Over the last 10 years, few stocks have performed as well as Apple and Microsoft. The stock prices for these two tech giants are up 975% and 828%, respectively, compared to the 162% return for the S&P 500. And many investors would rightly credit growth for these market-beating returns.

One company that can claim far greater growth in revenue per share than either Apple or Microsoft is mattress company Sleep Number (SNBR -7.05%). And yet, if you invested $1,000 in Sleep Number stock 10 years ago, you'd have just $1,006 today. The stock underperformed the market by a wide margin even though it's beating Apple and Microsoft in revenue-per-share growth, as the chart below shows.

SNBR Revenue Per Share (TTM) Chart

SNBR Revenue Per Share (TTM) data by YCharts.

Let's look at why Sleep Number stock has underperformed the market and see whether Sleep Number stock will underperform over the next 10 years as well.

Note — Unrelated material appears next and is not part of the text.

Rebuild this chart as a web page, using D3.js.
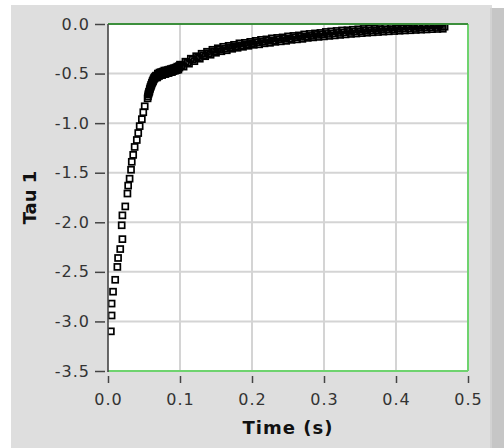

Why Sleep Number stock underperforms

Growth is extremely common among stocks that perform well over long time periods. This statement is affirmed by multiple studies. For example, among the top 25% of stock performers, 60% of total shareholder returns over 10-year periods was due to growth, according to a 2006 study from Boston Consulting Group (BCG). 

The BCG study also found that changes in a company's share count had a part to play. For those unaware, companies offer thousands or even millions of shares. And each share represents a small percentage of the underlying business. However, the share count isn't static -- it goes up and down, affecting the company's value. Therefore, looking at per-share growth is also important, and it's why I compared Apple and Microsoft to Sleep Number above.

The chart below shows that Apple and Microsoft's trailing-12-month revenue growth has marginally outgrown Sleep Number's over the last 10 years. However, through share repurchases, Sleep Number lowered its share count by a whopping 60%, which boosted its per-share revenue growth.

SNBR Revenue (TTM) Chart

SNBR Revenue (TTM) data by YCharts.

The biggest disparity when comparing Sleep Number with Apple and Microsoft is profitability. Whereas the two tech giants grew earnings per share (EPS) more than revenue per share, Sleep Number's EPS growth is far below its revenue per share growth.

SNBR Revenue Per Share (TTM) Chart

SNBR Revenue Per Share (TTM) data by YCharts.

It's worth noting that Sleep Number's EPS is prone to periods of underperformance because the mattress industry is cyclical. Mattress sales don't typically come with recurring revenue. And Sleep Number's mattresses are high-quality with long warranties, meaning repeat customers are naturally infrequent.

In 2022, as consumer demand cooled, Sleep Number's diluted EPS fell a whopping 74% compared to 2021. And it's why Sleep Number stock is lagging the market right now, in my view.

This steep drop-off in profitability has happened to Sleep Number before during periods of waning consumer demand. And it's why right now is the third time in the last 25 years that Sleep Number stock has fallen by 80% or more.

Is Sleep Number a good stock today?

The market might be blowing Sleep Number's slump out of proportion, which means the stock is discounted. Consider that even if demand fell for its mattresses, the company's net sales in 2022 were its second highest ever, down only 3% from record net sales in 2021. And it expects to earn EPS of $1.25 to $2.00 in 2023, meaning Sleep Number stock currently trades between 11 and 17 times this year's earnings.

Moreover, Sleep Number stock looks even cheaper from a cash-flow perspective. In the first quarter of 2023, the company had $19 million in cash from operations, and it expects $100 million for the whole year. This means it trades at just 5 times this year's expected operating cash flow, which is quite inexpensive.

Looking at management's guidance through 2026, Sleep Number's profitability is expected to rebound to far more normal levels, while sales continue to creep moderately higher. And if that happens, I believe it's very likely that Sleep Number stock will outperform the market from where the stock trades today.

Circling back to the intro of this article, it's true that Sleep Number stock underperformed the market average over the last 10 years. However, investors who purchased shares during previous pullbacks did much better. And buying this dip in Sleep Number could also turn out well.

To be clear, there is admittedly one glaring negative with Sleep Number right now: While it has repurchased many shares over the last decade, no repurchases are planned this year. The company's debt is elevated at $470.6 million compared with a cash position of just $1.5 million. Therefore, its cash flow will be preserved for the business rather than rewarding shareholders with repurchases while the stock is cheap That's unfortunate.

That said, Sleep Number's profits are down due to the cyclicality of the business. But the brand remains strong, and profits should rebound, which could make this a dip worth buying for some investors.